Interfaith Dialogue Against Political Polarization: Prof. Michael Driessen

Professor Michael Driessen

Professor Michael Driessen

Michael Driessen is Associate Professor and chair of the Department of Political Science and International Affairs at John Cabot University where he also co-directs the University’s Interfaith Initiative. Professor Driessen’s research focuses on the role of public religions in Catholic and Muslim societies. His latest book is Religion and Democratization: Framing Religious and Political Identities in Muslim and Catholic Societies (Oxford UP, 2014). He collaborates frequently with the Lebanese Interfaith Foundation, Adyan

Political polarization is at an all-time high, both in the US and in Europe. Why has it increased so much in recent years?
There are many reasons for the increase of political polarization in the US and Europe today, including the collapse of mass-based political parties, growing levels of social inequality, the new structure of our communications systems, the thinning out of collective political cultures, and the rise of deep political and religious pluralism. I do believe that dialogue has an important part to play in all of this, especially with respect to these last two reasons. In my research, for example, I find that individuals who participate in interreligious dialogue tend to experience a more deeply rooted social identity and a heightened desire to work for the collective good. At the grassroots level, I think that dialogue can function as an essential form of democratic political formation, one which builds up social capital and existential rootedness.

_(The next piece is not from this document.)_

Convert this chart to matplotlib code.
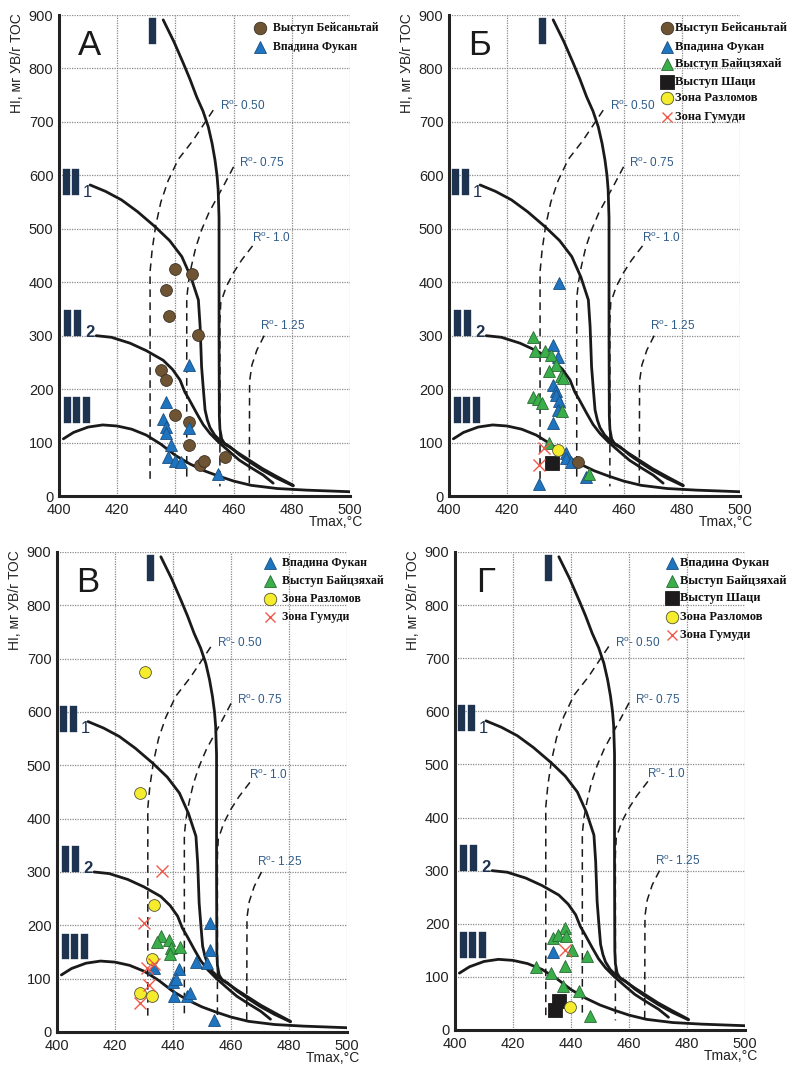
import matplotlib
matplotlib.use("Agg")
import matplotlib.pyplot as plt
import matplotlib.patheffects as pe

# ---------------- data ----------------
XTICKS = [400, 420, 440, 460, 480, 500]
YTICKS = [0, 100, 200, 300, 400, 500, 600, 700, 800, 900]

# kerogen-type reference curves (Tmax, HI)
TYPE_I_T = [435.8, 439.5, 442.7, 445.0, 447.3, 449.5, 451.3, 452.6, 453.6, 454.3, 454.7,
            455.0, 455.0, 455.0, 455.1, 455.3, 455.9, 457.0, 458.8, 462.0, 466.0, 470.0, 475.0, 480.5]
TYPE_I_HI = [891, 850, 810, 780, 747, 720, 691, 660, 629, 600, 573,
             520, 440, 300, 150, 125, 107, 97, 91, 79, 65, 51, 36, 20]
TYPE_II1_T = [410.7, 416.0, 421.5, 427.0, 433.0, 438.0, 442.2, 445.3, 447.9, 448.5, 449.0,
              449.6, 450.2, 451.0, 451.9, 453.5, 455.5, 458.8, 462.0, 466.0, 470.0, 475.0, 480.5]
TYPE_II1_HI = [582, 570, 554, 532, 504, 478, 448, 410, 367, 317, 242,
               200, 161, 142, 128, 114, 103, 92, 77, 62, 48, 33, 19]
TYPE_II2_T = [412.8, 418.0, 424.4, 430.0, 435.8, 439.0, 441.6, 443.2, 444.8, 447.3, 449.5,
              451.9, 455.0, 458.8, 462.0, 466.0, 470.2, 473.6]
TYPE_II2_HI = [300, 297, 286, 272, 254, 237, 217, 195, 180, 155, 134,
               117, 100, 82, 67, 53, 39, 24]
TYPE_III_T = [401.5, 405, 410, 415, 420, 425, 430, 435, 440, 445, 450, 455, 460, 466, 475, 485, 500]
TYPE_III_HI = [107, 119, 129, 133, 131, 125, 114, 97, 76, 60, 47, 37, 28, 20, 14, 11, 8]

# vitrinite reflectance iso-lines (Tmax, HI)
RO050_T = [453.0, 446.0, 441.0, 437.5, 435.0, 433.2, 432.0, 431.3, 431.3]
RO050_HI = [722, 665, 630, 590, 550, 505, 460, 420, 27]
RO075_T = [460.0, 457.0, 454.5, 451.5, 449.0, 447.0, 445.5, 444.5, 443.9, 443.9]
RO075_HI = [616, 585, 560, 530, 498, 465, 430, 400, 370, 27]
RO100_T = [466.5, 462.7, 460.0, 457.5, 455.6, 455.3, 455.3]
RO100_HI = [468, 441, 418, 392, 362, 330, 18]
RO125_T = [470.5, 468.0, 466.3, 465.5, 465.4]
RO125_HI = [300, 273, 245, 215, 20]
RO_LABELS = ["0.50", "0.75", "1.0", "1.25"]
RO_LABEL_T = [455.3, 462.0, 466.2, 469.0]
RO_LABEL_HI = [729, 622, 482, 318]

# Panel А
A_BEI_T = [439.8, 445.8, 436.7, 437.8, 447.6, 434.9, 436.7, 439.8, 444.7, 444.7, 448.5, 449.8, 457.0]
A_BEI_HI = [424, 416, 386, 336, 301, 235, 218, 152, 138, 95, 58, 65, 73]
A_FUK_T = [444.7, 436.9, 435.8, 436.9, 436.9, 438.6, 437.5, 439.8, 441.9, 444.7, 454.7]
A_FUK_HI = [245, 176, 144, 130, 118, 96, 73, 66, 63, 127, 41]

# Panel Б
B_FUK_T = [437.9, 435.7, 437.4, 435.9, 436.8, 436.8, 437.7, 437.4, 435.9, 431.1, 440.2, 440.2, 441.9, 447.0]
B_FUK_HI = [398, 283, 261, 208, 196, 189, 177, 161, 136, 22, 80, 71, 64, 36]
B_BAI_T = [428.8, 429.7, 433.1, 435.1, 436.8, 434.3, 438.5, 439.1, 428.8, 430.5, 432.0, 438.9, 434.3, 448.0]
B_BAI_HI = [297, 272, 272, 264, 245, 233, 224, 220, 186, 182, 174, 160, 100, 42]
B_SHA_T = [435.4]
B_SHA_HI = [61]
B_RAZ_T = [437.6]
B_RAZ_HI = [86]
B_BEI_T = [444.5]
B_BEI_HI = [63]
B_GUM_T = [432.8, 431.1]
B_GUM_HI = [89, 58]

# Panel В
V_FUK_T = [433.6, 442.0, 440.0, 441.0, 440.5, 444.8, 446.0, 448.0, 451.7, 452.6, 452.6, 454.0]
V_FUK_HI = [120, 118, 93, 100, 67, 67, 73, 132, 129, 204, 154, 23]
V_BAI_T = [435.9, 434.5, 438.5, 439.3, 439.1, 442.3]
V_BAI_HI = [180, 169, 173, 157, 146, 160]
V_RAZ_T = [430.4, 428.5, 433.6, 432.8, 428.7, 432.8]
V_RAZ_HI = [675, 449, 239, 136, 74, 68]
V_GUM_T = [436.2, 430.1, 431.0, 433.3, 431.6, 428.7]
V_GUM_HI = [302, 205, 120, 128, 88, 55]

# Panel Г
G_FUK_T = [433.9]
G_FUK_HI = [146]
G_BAI_T = [437.9, 433.9, 435.5, 438.3, 440.2, 445.6, 428.0, 437.9, 433.0, 437.1, 442.9, 446.7]
G_BAI_HI = [192, 173, 178, 176, 151, 140, 118, 120, 107, 83, 74, 26]
G_SHA_T = [435.7, 434.5]
G_SHA_HI = [54, 38]
G_RAZ_T = [439.7]
G_RAZ_HI = [43]
G_GUM_T = [437.9]
G_GUM_HI = [151]

# ---------------- styles ----------------
NAVY = "#1e3350"
ROBLUE = "#2f5b88"
STYLES = {
    "Выступ Бейсаньтай": dict(marker="o", mfc="#6e5432", mec="#3b3126", ms=8.5),
    "Впадина Фукан": dict(marker="^", mfc="#1f74bf", mec="#1b4f80", ms=8.5),
    "Выступ Байцзяхай": dict(marker="^", mfc="#3aae4a", mec="#2a6a34", ms=8.5),
    "Выступ Шаци": dict(marker="s", mfc="#1e1b1c", mec="#1e1b1c", ms=9.5),
    "Зона Разломов": dict(marker="o", mfc="#f4ec2c", mec="#555533", ms=8.5),
    "Зона Гумуди": dict(marker="x", mfc="none", mec="#f05a4a", ms=8.5),
}

plt.rcParams["font.family"] = ["Liberation Sans", "DejaVu Sans"]

fig = plt.figure(figsize=(7.92, 10.66), dpi=100)

POS = {
    "А": [0.0745, 0.5347, 0.3674, 0.4512],
    "Б": [0.5669, 0.5347, 0.3674, 0.4512],
    "В": [0.0720, 0.0319, 0.3662, 0.4503],
    "Г": [0.5745, 0.0338, 0.3662, 0.4484],
}

THICK = [pe.Stroke(linewidth=1.7, foreground=NAVY, joinstyle="miter", capstyle="butt"),
         pe.Normal()]


def roman(ax, s, x, y):
    ax.text(x, y, s, fontsize=25, fontweight="bold", color=NAVY, family="Liberation Sans",
            ha="center", va="baseline", path_effects=THICK)


def base(ax, letter):
    ax.set_xlim(400, 500)
    ax.set_ylim(0, 900)
    ax.set_xticks(XTICKS)
    ax.set_yticks(YTICKS)
    ax.tick_params(length=0, labelsize=10.5, colors="#222222")
    ax.tick_params(axis="x", pad=5)
    ax.tick_params(axis="y", pad=4)
    ax.grid(True, linestyle=(0, (1, 1)), color="#8a8a8a", linewidth=0.9)
    ax.set_axisbelow(True)
    for s in ("top", "right"):
        ax.spines[s].set_visible(False)
    for s in ("left", "bottom"):
        ax.spines[s].set_linewidth(2.2)
        ax.spines[s].set_color("#222222")
    ax.text(-0.145, 1.004, "HI, мг УВ/г ТОС", transform=ax.transAxes, rotation=90,
            ha="center", va="top", fontsize=10, color="#222222")
    ax.text(1.045, -0.054, "Tmax,°C", transform=ax.transAxes, ha="right", va="center",
            fontsize=10, color="#222222")
    # curves
    kw = dict(color="#1a1a1a", lw=2.0, solid_capstyle="round", zorder=2)
    ax.plot(TYPE_I_T, TYPE_I_HI, **kw)
    ax.plot(TYPE_II1_T, TYPE_II1_HI, **kw)
    ax.plot(TYPE_II2_T, TYPE_II2_HI, **kw)
    ax.plot(TYPE_III_T, TYPE_III_HI, **kw)
    dk = dict(color="#1a1a1a", lw=1.1, dashes=(5, 3.5), zorder=2)
    for t, h in ((RO050_T, RO050_HI), (RO075_T, RO075_HI), (RO100_T, RO100_HI), (RO125_T, RO125_HI)):
        ax.plot(t, h, **dk)
    for lab, t, h in zip(RO_LABELS, RO_LABEL_T, RO_LABEL_HI):
        ax.text(t, h, "R$^{\\mathregular{o}}$- " + lab, fontsize=8.5, color=ROBLUE,
                ha="left", va="center")
    # type labels
    roman(ax, "I", 432.3, 848)
    roman(ax, "II", 404.1, 565)
    ax.text(409.7, 560, "1", fontsize=12, color=NAVY, ha="center", va="baseline")
    roman(ax, "II", 404.6, 302)
    ax.text(410.7, 298, "2", fontsize=12, fontweight="bold", color=NAVY, ha="center", va="baseline")
    roman(ax, "III", 406.2, 138)
    ax.text(410.5, 825, letter, fontsize=25, color="#1a1a1a", ha="center", va="baseline")


def pts(ax, name, t, h, z=3):
    st = STYLES[name]
    if st["marker"] == "x":
        ax.plot(t, h, linestyle="none", marker="x", color=st["mec"], ms=st["ms"],
                mew=1.0, zorder=z, clip_on=False)
    else:
        ax.plot(t, h, linestyle="none", marker=st["marker"], mfc=st["mfc"], mec=st["mec"],
                ms=st["ms"], mew=0.6, zorder=z, clip_on=False)


def legend(ax, names, xm, xt, ys, fs):
    for n, y in zip(names, ys):
        st = STYLES[n]
        if st["marker"] == "x":
            ax.plot([xm], [y], transform=ax.transAxes, linestyle="none", marker="x",
                    color=st["mec"], ms=7.5, mew=1.0, clip_on=False)
        else:
            ax.plot([xm], [y], transform=ax.transAxes, linestyle="none", marker=st["marker"],
                    mfc=st["mfc"], mec=st["mec"], ms=st["ms"] + 0.5, mew=0.6, clip_on=False)
        ax.text(xt, y, n, transform=ax.transAxes, fontsize=fs, fontweight="bold",
                family="Liberation Serif", ha="left", va="center", color="#111111")


# Panel А
ax = fig.add_axes(POS["А"])
base(ax, "А")
pts(ax, "Выступ Бейсаньтай", A_BEI_T, A_BEI_HI)
pts(ax, "Впадина Фукан", A_FUK_T, A_FUK_HI, 4)
legend(ax, ["Выступ Бейсаньтай", "Впадина Фукан"], 0.691, 0.737, [0.973, 0.934], 8.5)

# Panel Б
ax = fig.add_axes(POS["Б"])
base(ax, "Б")
pts(ax, "Впадина Фукан", B_FUK_T, B_FUK_HI, 3)
pts(ax, "Выступ Байцзяхай", B_BAI_T, B_BAI_HI, 4)
pts(ax, "Выступ Шаци", B_SHA_T, B_SHA_HI, 5)
pts(ax, "Зона Разломов", B_RAZ_T, B_RAZ_HI, 5)
pts(ax, "Выступ Бейсаньтай", B_BEI_T, B_BEI_HI, 5)
pts(ax, "Зона Гумуди", B_GUM_T, B_GUM_HI, 6)
legend(ax, ["Выступ Бейсаньтай", "Впадина Фукан", "Выступ Байцзяхай", "Выступ Шаци",
            "Зона Разломов", "Зона Гумуди"], 0.750, 0.778,
       [0.972, 0.934, 0.899, 0.861, 0.827, 0.789], 9.0)

# Panel В
ax = fig.add_axes(POS["В"])
base(ax, "В")
pts(ax, "Выступ Байцзяхай", V_BAI_T, V_BAI_HI, 3)
pts(ax, "Впадина Фукан", V_FUK_T, V_FUK_HI, 4)
pts(ax, "Зона Разломов", V_RAZ_T, V_RAZ_HI, 5)
pts(ax, "Зона Гумуди", V_GUM_T, V_GUM_HI, 6)
legend(ax, ["Впадина Фукан", "Выступ Байцзяхай", "Зона Разломов", "Зона Гумуди"],
       0.734, 0.777, [0.976, 0.940, 0.901, 0.864], 8.6)

# Panel Г
ax = fig.add_axes(POS["Г"])
base(ax, "Г")
pts(ax, "Выступ Байцзяхай", G_BAI_T, G_BAI_HI, 3)
pts(ax, "Впадина Фукан", G_FUK_T, G_FUK_HI, 4)
pts(ax, "Зона Гумуди", G_GUM_T, G_GUM_HI, 5)
pts(ax, "Выступ Шаци", G_SHA_T, G_SHA_HI, 6)
pts(ax, "Зона Разломов", G_RAZ_T, G_RAZ_HI, 7)
legend(ax, ["Впадина Фукан", "Выступ Байцзяхай", "Выступ Шаци", "Зона Разломов", "Зона Гумуди"],
       0.747, 0.775, [0.976, 0.940, 0.904, 0.865, 0.827], 9.0)

fig.savefig("out.png", dpi=100)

What are the advantages of majoring in political science or international affairs today?
We are living through a period of global uncertainty, with multiple, connected crises challenging the international system. Finding our way out of this situation will require a whole lot of effort from well-trained, ethically sound, competent, highly motivated human beings who understand the complexities of global politics, are attuned to the suffering of the many who are crushed by these politics, and are capable of devoting their lives to public service. I would like to think that majoring in political science and international affairs can help out in this respect.

What is your teaching philosophy?
At a critical moment in my life, when I was a wild, sloppy mess of a kid, some truly great teachers got a hold of me and set me on the path towards truth, goodness, and beauty. I suppose my teaching is a way for me to continue to participate in that redemptive experience. My goal is to introduce students to the big questions about power, culture, poverty, war, economics, religion, and peace. And my philosophy is to convince students to work very hard to understand these questions, chiefly through the impact of enthusiasm, excitement, love and really good powerpoint presentations.

Tell us about your book Religion and Democratization: Framing Political and Religious Identities in Muslim and Catholic Societies (2014, Oxford University Press).
This book came out of my Ph.D. dissertation work and compared the political ideas and experience of Christian Democracy in Europe with the emerging tradition of Muslim Democracy in North Africa and the Middle East. The book explores the relationship between religion and democracy through these two experiences and is based on fieldwork I conducted primarily in Italy and Algeria.

What research projects are you currently working on?
I am writing a new book right now on the global politics of interreligious dialogue. I am interested in the massive growth of state-sponsored initiatives of interreligious dialogue. I interpret these initiatives as concrete examples of the re-institutionalization of religious authority in global politics. My project tries to understand the political meaning of this re-institutionalization and does that through a socio-political analysis of participants in interreligious dialogue across different interfaith sites in the Middle East. I have spent the last several years doing field work for the book in Algeria, Lebanon, Jordan, and Qatar.

Max Weber argued that in the West, the spread of Enlightenment and rationalism would have exacerbated religious adherence. Émile Durkheim suggested that industrialization would challenge religion and shrink the sense of community and consolation it provides. Have such predictions come true, in your opinion?
Ahhhhh! This feels very much like a trick question from one of my own exams! I consider both Weber and Durkheim to be great thinkers who launched incredible and prescient analyses of the transformation of the “religious” in their days. Whatever we identified as the religious in the 1800s underwent a dramatic transformation over the next century, and was spurred on by processes of modernization. In this sense, the advent of political and religious choice and the individualization and personalization of life paths certainly operated in the direction expected by Weber and Durkheim. I think what they did not anticipate, however, was the incredible capacity of the religious to adapt to these circumstances and to produce the new forms of both private religious practice and public religious action that we see nowadays. I think most sociologists working 50 years ago would be shocked by the intensity and breadth of public religion today.

Tell us about your work with the Lebanese Interfaith Foundation, Adyan.
I have worked closely with Adyan over the last few years on a program they have developed to train young civic, social, religious, and political leaders from across the Middle East and North Africa in what they call “interreligious leadership.” In that capacity, I have helped design and teach courses for the foundation on “Religion and Extremism” and “Islam and Peacebuilding,” and worked on several conferences for them in Lebanon. It has been deeply gratifying to teach these courses and to continue a sustained conversation with some of these young leaders who are pouring out their entire life forces to work for peace in places like Syria and Yemen.